** START OF Given information **
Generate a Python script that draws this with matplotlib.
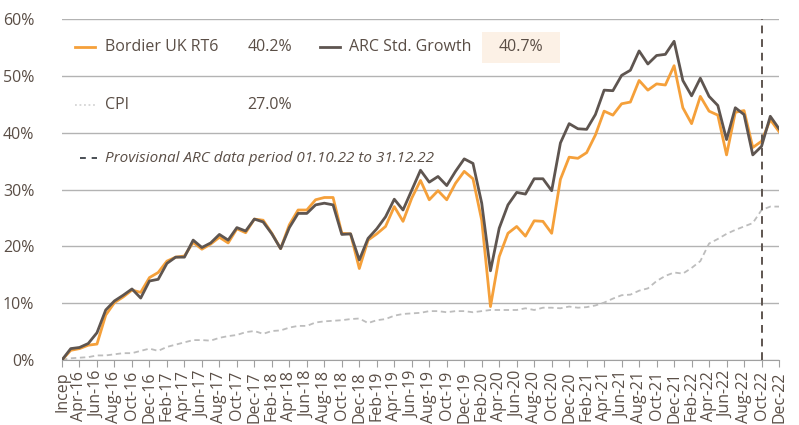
import numpy as np
import pandas as pd
import matplotlib
matplotlib.use("Agg")
import matplotlib.pyplot as plt
from matplotlib.lines import Line2D
from matplotlib.patches import Rectangle

plt.rcParams['font.family'] = ['Open Sans', 'DejaVu Sans']

# monthly cumulative returns (%) from inception (Feb-16) to Dec-22
bordier = [0, 1.7, 2.0, 2.6, 2.8, 7.9, 10.1, 11.1, 12.3, 11.9,
           14.5, 15.4, 17.4, 18.1, 18.3, 20.7, 19.5, 20.4, 21.6, 20.6,
           23.1, 22.4, 24.8, 24.6, 22.3, 19.6, 23.8, 26.4, 26.4, 28.2,
           28.6, 28.6, 22.3, 22.2, 16.1, 21.1, 22.2, 23.5, 27.0, 24.4,
           28.5, 31.6, 28.2, 29.8, 28.2, 31.1, 33.2, 31.9, 24.6, 9.4,
           18.2, 22.3, 23.5, 21.8, 24.5, 24.4, 22.3, 31.8, 35.7, 35.5,
           36.5, 39.6, 43.8, 43.1, 45.1, 45.4, 49.2, 47.5, 48.6, 48.4,
           51.8, 44.4, 41.6, 46.4, 43.8, 43.1, 36.1, 43.6, 43.9, 37.4,
           38.5, 42.3, 40.2]
arc = [0, 2.0, 2.2, 2.9, 4.8, 8.8, 10.4, 11.4, 12.5, 10.9,
       13.9, 14.2, 17.0, 18.1, 18.1, 21.1, 19.8, 20.6, 22.1, 21.1,
       23.3, 22.7, 24.8, 24.3, 22.2, 19.6, 23.3, 25.8, 25.8, 27.3,
       27.6, 27.3, 22.1, 22.2, 17.6, 21.4, 23.1, 25.2, 28.3, 26.4,
       29.9, 33.4, 31.3, 32.3, 30.7, 33.2, 35.4, 34.6, 27.6, 15.7,
       23.2, 27.3, 29.5, 29.2, 31.9, 31.9, 29.8, 38.2, 41.6, 40.7,
       40.6, 43.2, 47.5, 47.4, 50.1, 51.0, 54.4, 52.1, 53.6, 53.8,
       56.1, 49.2, 46.5, 49.6, 46.4, 44.8, 38.8, 44.4, 43.2, 36.1,
       37.6, 42.9, 40.7]
cpi = [0, 0.3, 0.4, 0.5, 0.8, 0.8, 1.0, 1.2, 1.2, 1.6,
       2.0, 1.6, 2.3, 2.7, 3.1, 3.5, 3.5, 3.4, 3.9, 4.2,
       4.4, 4.9, 5.1, 4.6, 5.1, 5.2, 5.7, 6.0, 6.0, 6.6,
       6.8, 6.9, 7.0, 7.2, 7.3, 6.5, 7.0, 7.2, 7.8, 8.1,
       8.2, 8.3, 8.6, 8.6, 8.4, 8.6, 8.6, 8.4, 8.6, 8.8,
       8.8, 8.8, 8.8, 9.1, 8.8, 9.2, 9.2, 9.1, 9.4, 9.2,
       9.3, 9.6, 10.1, 10.8, 11.4, 11.5, 12.2, 12.6, 13.9, 14.8,
       15.4, 15.2, 16.2, 17.4, 20.5, 21.3, 22.2, 22.9, 23.5, 24.1,
       26.4, 27.0, 27.0]

months = pd.date_range("2016-02-01", "2022-12-01", freq="MS")
labels = ["Incep"] + [d.strftime("%b-%y") for d in months[1:]]
provisional_start = "Oct-22"

final_bordier = "40.2%"
final_arc = "40.7%"
final_cpi = "27.0%"

orange = "#F5A03A"
dark = "#5E5550"
grey = "#BDBDBD"
txt = "#5A4E46"

x = np.arange(len(months))

fig = plt.figure(figsize=(7.99, 4.25), dpi=100)
ax = fig.add_axes([0.0776, 0.153, 0.8974, 0.802])

ax.plot(x, cpi, color=grey, lw=1.3, ls=(0, (3, 2)), zorder=2)
ax.plot(x, bordier, color=orange, lw=2.0, zorder=3)
ax.plot(x, arc, color=dark, lw=2.0, zorder=4)
ax.axvline(labels.index(provisional_start), color=dark, lw=1.4, ls=(0, (4, 3)), zorder=5)

ax.set_xlim(0, len(months) - 1)
ax.set_ylim(0, 60)
ax.set_yticks(np.arange(0, 61, 10))
ax.set_yticklabels([f"{v}%" for v in range(0, 61, 10)])
ax.grid(axis="y", color="#B3B3B3", lw=1)
ax.set_axisbelow(True)
ax.set_xticks(x[::2])
ax.set_xticklabels(labels[::2], rotation=90)
for s in ["left", "right", "top"]:
    ax.spines[s].set_visible(False)
ax.spines["bottom"].set_color("#A0A0A0")
ax.tick_params(axis="y", length=0, pad=20, labelsize=11.5, colors=txt)
ax.tick_params(axis="x", length=5, color="#A0A0A0", labelsize=11.5, colors=txt, pad=3)

# legend drawn by hand
t = ax.transAxes
fs = 11.5
ax.add_line(Line2D([0.018, 0.046], [0.918, 0.918], transform=t, color=orange, lw=2.0))
ax.text(0.060, 0.918, "Bordier UK RT6", transform=t, va="center", fontsize=fs, color=txt)
ax.text(0.259, 0.918, final_bordier, transform=t, va="center", fontsize=fs, color=txt)
ax.add_line(Line2D([0.360, 0.388], [0.918, 0.918], transform=t, color=dark, lw=2.0))
ax.text(0.400, 0.918, "ARC Std. Growth", transform=t, va="center", fontsize=fs, color=txt)
ax.add_patch(Rectangle((0.586, 0.871), 0.109, 0.091, transform=t, facecolor="#FCF1E6",
                       edgecolor="none", zorder=1))
ax.text(0.640, 0.918, final_arc, transform=t, va="center", ha="center", fontsize=fs, color=txt, zorder=6)
ax.add_line(Line2D([0.018, 0.046], [0.748, 0.748], transform=t, color="#D5D5D5", lw=1.3, ls=(0, (1, 1.5))))
ax.text(0.060, 0.748, "CPI", transform=t, va="center", fontsize=fs, color=txt)
ax.text(0.259, 0.748, final_cpi, transform=t, va="center", fontsize=fs, color=txt)
ax.add_line(Line2D([0.025, 0.049], [0.592, 0.592], transform=t, color="#4A4F55", lw=1.4, ls=(0, (3, 3))))
ax.text(0.060, 0.592, "Provisional ARC data period 01.10.22 to 31.12.22", transform=t,
        va="center", fontsize=11, color=txt, style="italic")

fig.savefig("out.png", dpi=100)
** END OF Given information **
Task instructions:
Make an exact copy of the lines from the top of the material through the line with "plt.rcParams['font.family'] = ['Open", pictures excluded.

Written response:
Generate a Python script that draws this with matplotlib.
import numpy as np
import pandas as pd
import matplotlib
matplotlib.use("Agg")
import matplotlib.pyplot as plt
from matplotlib.lines import Line2D
from matplotlib.patches import Rectangle

plt.rcParams['font.family'] = ['Open Sans', 'DejaVu Sans']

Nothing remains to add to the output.